My biggest problem was the keyboard. XyWin is CUA compliant, which, among other
things, means that the Alt key activates the menu bar. Because the geography of
the XyDos keyboard is second nature to my hands, I rewrote the living hell out
of the keyboard and threw a dip switch on my Northgate keyboard to shuffle the
Control, Alt, and Caps Lock keys to make it as much like XyDOS as I could (I'll
tell you more if you're interested.)

XyWin can be configured to look like XyDOS--clean screen with command line at
the top--if you go through the Advanced/Preference menu. I personally think TTG
should have shipped the XyDOS look-and-feel as an installation option to help
people with the transistion.

The advantages of XyWin are mostly Windows related. If you're running other
Windows applications, it makes for easy task switching and Clipboarding. The
Random House Dictionary Thesaurus runs nicely, too. Printing is a breeze. XyWin
makes automatic backups of open windows, a feature that has saved me countless
times when the power has gone out or somebody has bumped the reset button on my
computer.
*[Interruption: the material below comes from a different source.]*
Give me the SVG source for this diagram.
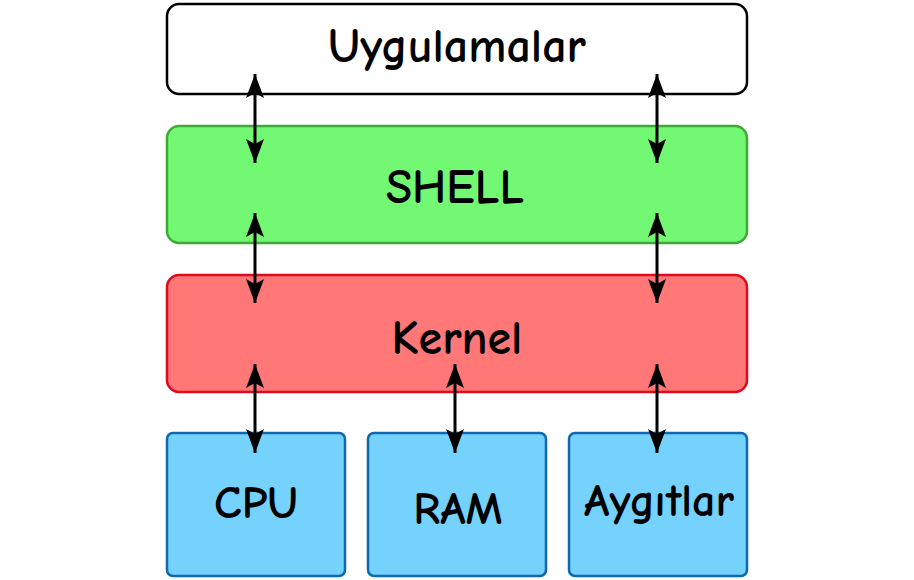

Most XPL programs and macros that I used under XyDOS work with XyWin.
XyWin also saves your most recent deletions and preserves the most recent
command line requests.

Drawbacks: The cusor looks the same in insert and overstrike. cc:Mail support
exists, but isn't seamless because you must key in name and password every time
you pass off from XyWin to cc:Mail, even if cc:Mail is on your desktop. (If
Kenneth Frank of TTG is listening in, I'm still waiting to hear from you on
this.) Other wordprocessors can be imported, but there is no autorecognition,
and Word 6 isn't supported.

Bottom Line: The best word processor is the one you know the best. I knew XyDOS
very well, so I'm predisposed to XyWin, even though I'll never conquer the
world with it. XyWin is a bother, but it's worth it.